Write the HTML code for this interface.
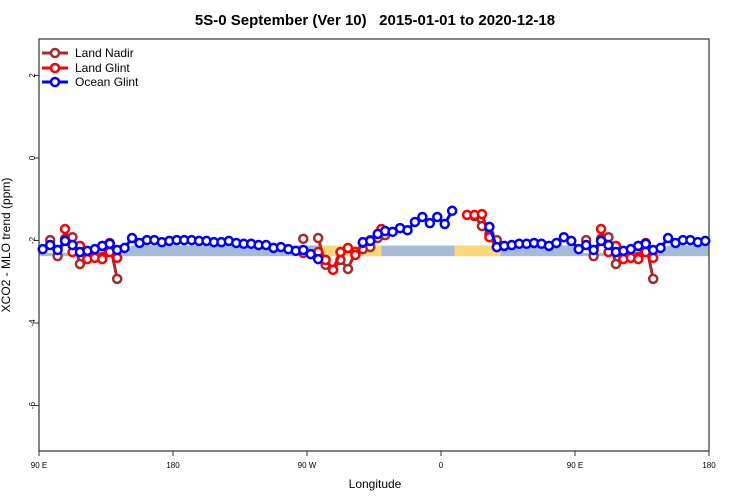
<!DOCTYPE html>
<html><head><meta charset="utf-8"><style>
body{margin:0;background:#fff;}
svg{display:block;font-family:"Liberation Sans",sans-serif;}
</style></head><body>
<svg id="chart" width="750" height="500">
<text x="375" y="25" text-anchor="middle" font-size="15" font-weight="bold" style="white-space:pre">5S-0 September (Ver 10)   2015-01-01 to 2020-12-18</text>
<g id="band"></g>
<g id="axes"></g>
<g id="series"></g>
<text x="375" y="488" text-anchor="middle" font-size="12">Longitude</text>
<text transform="translate(10,245) rotate(-90)" text-anchor="middle" font-size="12">XCO2 - MLO trend (ppm)</text>
<g>
<g><line x1="42" y1="53" x2="68" y2="53" stroke="#a52a2a" stroke-width="3"/><circle cx="55" cy="53" r="4" fill="#fff" stroke="#a52a2a" stroke-width="2.5"/><text x="75" y="57" font-size="12">Land Nadir</text></g>
<g><line x1="42" y1="68" x2="68" y2="68" stroke="#ff0000" stroke-width="3"/><circle cx="55" cy="68" r="4" fill="#fff" stroke="#ff0000" stroke-width="2.5"/><text x="75" y="72" font-size="12">Land Glint</text></g>
<g><line x1="42" y1="82" x2="68" y2="82" stroke="#0000ff" stroke-width="3"/><circle cx="55" cy="82" r="4" fill="#fff" stroke="#0000ff" stroke-width="2.5"/><text x="75" y="86" font-size="12">Ocean Glint</text></g>
</g>
</svg>
<script>
const xTicks=[90,180,270,360,450,540];
const xTickLabels=["90 E","180","90 W","0","90 E","180"];
const yTicks=[2,0,-2,-4,-6];
const oceanStart=92.5;
const oceanVals=[-2.21,-2.11,-2.23,-2.01,-2.11,-2.28,-2.25,-2.21,-2.13,-2.08,-2.23,-2.18,-1.94,-2.06,-1.99,-1.99,-2.04,-2.01,-1.99,-1.99,-1.99,-2.01,-2.01,-2.04,-2.04,-2.01,-2.06,-2.08,-2.08,-2.11,-2.11,-2.18,-2.16,-2.21,-2.25,-2.23,-2.33,-2.45,null,null,null,null,null,-2.04,-2.01,-1.84,-1.77,-1.79,-1.70,-1.75,-1.55,-1.43,-1.58,-1.43,-1.60,-1.28,null,null,null,null,-1.67,-2.16,-2.13,-2.11,-2.08,-2.08,-2.06,-2.08,-2.13,-2.06,-1.92,-2.01];
const glintLons=[107.5,112.5,117.5,122.5,127.5,132.5,137.5,142.5,267.5,277.5,282.5,287.5,292.5,297.5,302.5,307.5,312.5,320,377.5,382.5,387.5,392.5,397.5];
const glintVals=[-1.72,-2.28,-2.13,-2.45,-2.42,-2.45,-2.28,-2.42,-2.30,-2.28,-2.47,-2.71,-2.28,-2.18,-2.35,-2.06,-1.99,-1.72,-1.38,-1.38,-1.36,-1.92,-2.16];
const nadirLons=[97.5,102.5,107.5,112.5,117.5,122.5,127.5,132.5,137.5,142.5,267.5,277.5,282.5,287.5,292.5,297.5,302.5,307.5,312.5,317.5,322.5,382.5,387.5,392.5,397.5];
const nadirVals=[-1.99,-2.38,-1.96,-1.92,-2.57,-2.42,-2.42,-2.40,-2.06,-2.93,-1.96,-1.94,-2.59,-2.71,-2.47,-2.69,-2.28,-2.21,-2.16,-1.94,-1.87,-1.41,-1.65,-1.85,-1.99];

const L=39,R=709,T=39,B=451;
const X=l=>L+(l-90)*(R-L)/450;
const Y=v=>158-41.25*v;
const NS="http://www.w3.org/2000/svg";
function mk(tag,attrs,parent){const e=document.createElementNS(NS,tag);for(const k in attrs)e.setAttribute(k,attrs[k]);parent.appendChild(e);return e;}

const band=document.getElementById('band');
let b=mk('polygon',{points:`${X(90)},${Y(-2.3)} ${X(150)},${Y(-2.3)} ${X(152)},${Y(-2.12)} ${X(450)},${Y(-2.12)} ${X(450)},${Y(-2.3)} ${X(510)},${Y(-2.3)} ${X(512)},${Y(-2.12)} ${X(540)},${Y(-2.12)} ${X(540)},${Y(-2.38)} ${X(90)},${Y(-2.38)}`,fill:'#a5bcd9'},band);


[[280,320],[369,400]].forEach(r=>{
 const y=mk('rect',{x:X(r[0]),y:Y(-2.12),width:X(r[1])-X(r[0]),height:Y(-2.38)-Y(-2.12),fill:'#fcd87a'},band);
 
 
});

const ax=document.getElementById('axes');
const frame=mk('rect',{x:L,y:T,width:R-L,height:B-T,fill:'none',stroke:'#333','stroke-width':1.2},ax);


xTicks.forEach((t,i)=>{
 mk('line',{x1:X(t),x2:X(t),y1:B,y2:B+5,stroke:'#333'},ax);
 const tx=mk('text',{x:X(t),y:B+17,'text-anchor':'middle','font-size':8},ax);
 tx.textContent=xTickLabels[i];
 
 
});
yTicks.forEach(t=>{
 mk('line',{x1:L-5,x2:L,y1:Y(t),y2:Y(t),stroke:'#333'},ax);
 const tx=mk('text',{transform:`translate(${L-4},${Y(t)}) rotate(-90)`,'text-anchor':'middle','font-size':8},ax);
 tx.textContent=String(t);
 
 
});

const sg=document.getElementById('series');
function expand(lons,vals){const pts=[];lons.forEach((l,i)=>{if(vals[i]==null)return;pts.push([l,vals[i]]);if(l+360<=540)pts.push([l+360,vals[i]]);});pts.sort((a,b)=>a[0]-b[0]);return pts;}
function draw(pts,color,name){
 const g=mk('g',{},sg);
 
 
 let seg=[];const segs=[];
 pts.forEach((p,i)=>{if(i>0&&p[0]-pts[i-1][0]>5.6){segs.push(seg);seg=[];}seg.push(p);});
 segs.push(seg);
 segs.forEach(s=>{if(s.length>1)mk('polyline',{points:s.map(p=>X(p[0])+','+Y(p[1])).join(' '),fill:'none',stroke:color,'stroke-width':3},g);});
 pts.forEach(p=>{
  const c=mk('circle',{cx:X(p[0]),cy:Y(p[1]),r:4,fill:'#fff',stroke:color,'stroke-width':2.5},g);
  
  
 });
}
const oceanLons=oceanVals.map((v,i)=>oceanStart+5*i);
draw(expand(nadirLons,nadirVals),'#a52a2a','land-nadir-series');
draw(expand(glintLons,glintVals),'#ff0000','land-glint-series');
draw(expand(oceanLons,oceanVals),'#0000ff','ocean-glint-series');
</script>
</body></html>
--------------------------------------------------
**Directions for this task**
Reproduce every line exactly and omit all pictures.

**Solution for this task**
Write the HTML code for this interface.
<!DOCTYPE html>
<html><head><meta charset="utf-8"><style>
body{margin:0;background:#fff;}
svg{display:block;font-family:"Liberation Sans",sans-serif;}
</style></head><body>
<svg id="chart" width="750" height="500">
<text x="375" y="25" text-anchor="middle" font-size="15" font-weight="bold" style="white-space:pre">5S-0 September (Ver 10)   2015-01-01 to 2020-12-18</text>
<g id="band"></g>
<g id="axes"></g>
<g id="series"></g>
<text x="375" y="488" text-anchor="middle" font-size="12">Longitude</text>
<text transform="translate(10,245) rotate(-90)" text-anchor="middle" font-size="12">XCO2 - MLO trend (ppm)</text>
<g>
<g><line x1="42" y1="53" x2="68" y2="53" stroke="#a52a2a" stroke-width="3"/><circle cx="55" cy="53" r="4" fill="#fff" stroke="#a52a2a" stroke-width="2.5"/><text x="75" y="57" font-size="12">Land Nadir</text></g>
<g><line x1="42" y1="68" x2="68" y2="68" stroke="#ff0000" stroke-width="3"/><circle cx="55" cy="68" r="4" fill="#fff" stroke="#ff0000" stroke-width="2.5"/><text x="75" y="72" font-size="12">Land Glint</text></g>
<g><line x1="42" y1="82" x2="68" y2="82" stroke="#0000ff" stroke-width="3"/><circle cx="55" cy="82" r="4" fill="#fff" stroke="#0000ff" stroke-width="2.5"/><text x="75" y="86" font-size="12">Ocean Glint</text></g>
</g>
</svg>
<script>
const xTicks=[90,180,270,360,450,540];
const xTickLabels=["90 E","180","90 W","0","90 E","180"];
const yTicks=[2,0,-2,-4,-6];
const oceanStart=92.5;
const oceanVals=[-2.21,-2.11,-2.23,-2.01,-2.11,-2.28,-2.25,-2.21,-2.13,-2.08,-2.23,-2.18,-1.94,-2.06,-1.99,-1.99,-2.04,-2.01,-1.99,-1.99,-1.99,-2.01,-2.01,-2.04,-2.04,-2.01,-2.06,-2.08,-2.08,-2.11,-2.11,-2.18,-2.16,-2.21,-2.25,-2.23,-2.33,-2.45,null,null,null,null,null,-2.04,-2.01,-1.84,-1.77,-1.79,-1.70,-1.75,-1.55,-1.43,-1.58,-1.43,-1.60,-1.28,null,null,null,null,-1.67,-2.16,-2.13,-2.11,-2.08,-2.08,-2.06,-2.08,-2.13,-2.06,-1.92,-2.01];
const glintLons=[107.5,112.5,117.5,122.5,127.5,132.5,137.5,142.5,267.5,277.5,282.5,287.5,292.5,297.5,302.5,307.5,312.5,320,377.5,382.5,387.5,392.5,397.5];
const glintVals=[-1.72,-2.28,-2.13,-2.45,-2.42,-2.45,-2.28,-2.42,-2.30,-2.28,-2.47,-2.71,-2.28,-2.18,-2.35,-2.06,-1.99,-1.72,-1.38,-1.38,-1.36,-1.92,-2.16];
const nadirLons=[97.5,102.5,107.5,112.5,117.5,122.5,127.5,132.5,137.5,142.5,267.5,277.5,282.5,287.5,292.5,297.5,302.5,307.5,312.5,317.5,322.5,382.5,387.5,392.5,397.5];
const nadirVals=[-1.99,-2.38,-1.96,-1.92,-2.57,-2.42,-2.42,-2.40,-2.06,-2.93,-1.96,-1.94,-2.59,-2.71,-2.47,-2.69,-2.28,-2.21,-2.16,-1.94,-1.87,-1.41,-1.65,-1.85,-1.99];

const L=39,R=709,T=39,B=451;
const X=l=>L+(l-90)*(R-L)/450;
const Y=v=>158-41.25*v;
const NS="http://www.w3.org/2000/svg";
function mk(tag,attrs,parent){const e=document.createElementNS(NS,tag);for(const k in attrs)e.setAttribute(k,attrs[k]);parent.appendChild(e);return e;}

const band=document.getElementById('band');
let b=mk('polygon',{points:`${X(90)},${Y(-2.3)} ${X(150)},${Y(-2.3)} ${X(152)},${Y(-2.12)} ${X(450)},${Y(-2.12)} ${X(450)},${Y(-2.3)} ${X(510)},${Y(-2.3)} ${X(512)},${Y(-2.12)} ${X(540)},${Y(-2.12)} ${X(540)},${Y(-2.38)} ${X(90)},${Y(-2.38)}`,fill:'#a5bcd9'},band);


[[280,320],[369,400]].forEach(r=>{
 const y=mk('rect',{x:X(r[0]),y:Y(-2.12),width:X(r[1])-X(r[0]),height:Y(-2.38)-Y(-2.12),fill:'#fcd87a'},band);
 
 
});

const ax=document.getElementById('axes');
const frame=mk('rect',{x:L,y:T,width:R-L,height:B-T,fill:'none',stroke:'#333','stroke-width':1.2},ax);


xTicks.forEach((t,i)=>{
 mk('line',{x1:X(t),x2:X(t),y1:B,y2:B+5,stroke:'#333'},ax);
 const tx=mk('text',{x:X(t),y:B+17,'text-anchor':'middle','font-size':8},ax);
 tx.textContent=xTickLabels[i];
 
 
});
yTicks.forEach(t=>{
 mk('line',{x1:L-5,x2:L,y1:Y(t),y2:Y(t),stroke:'#333'},ax);
 const tx=mk('text',{transform:`translate(${L-4},${Y(t)}) rotate(-90)`,'text-anchor':'middle','font-size':8},ax);
 tx.textContent=String(t);
 
 
});

const sg=document.getElementById('series');
function expand(lons,vals){const pts=[];lons.forEach((l,i)=>{if(vals[i]==null)return;pts.push([l,vals[i]]);if(l+360<=540)pts.push([l+360,vals[i]]);});pts.sort((a,b)=>a[0]-b[0]);return pts;}
function draw(pts,color,name){
 const g=mk('g',{},sg);
 
 
 let seg=[];const segs=[];
 pts.forEach((p,i)=>{if(i>0&&p[0]-pts[i-1][0]>5.6){segs.push(seg);seg=[];}seg.push(p);});
 segs.push(seg);
 segs.forEach(s=>{if(s.length>1)mk('polyline',{points:s.map(p=>X(p[0])+','+Y(p[1])).join(' '),fill:'none',stroke:color,'stroke-width':3},g);});
 pts.forEach(p=>{
  const c=mk('circle',{cx:X(p[0]),cy:Y(p[1]),r:4,fill:'#fff',stroke:color,'stroke-width':2.5},g);
  
  
 });
}
const oceanLons=oceanVals.map((v,i)=>oceanStart+5*i);
draw(expand(nadirLons,nadirVals),'#a52a2a','land-nadir-series');
draw(expand(glintLons,glintVals),'#ff0000','land-glint-series');
draw(expand(oceanLons,oceanVals),'#0000ff','ocean-glint-series');
</script>
</body></html>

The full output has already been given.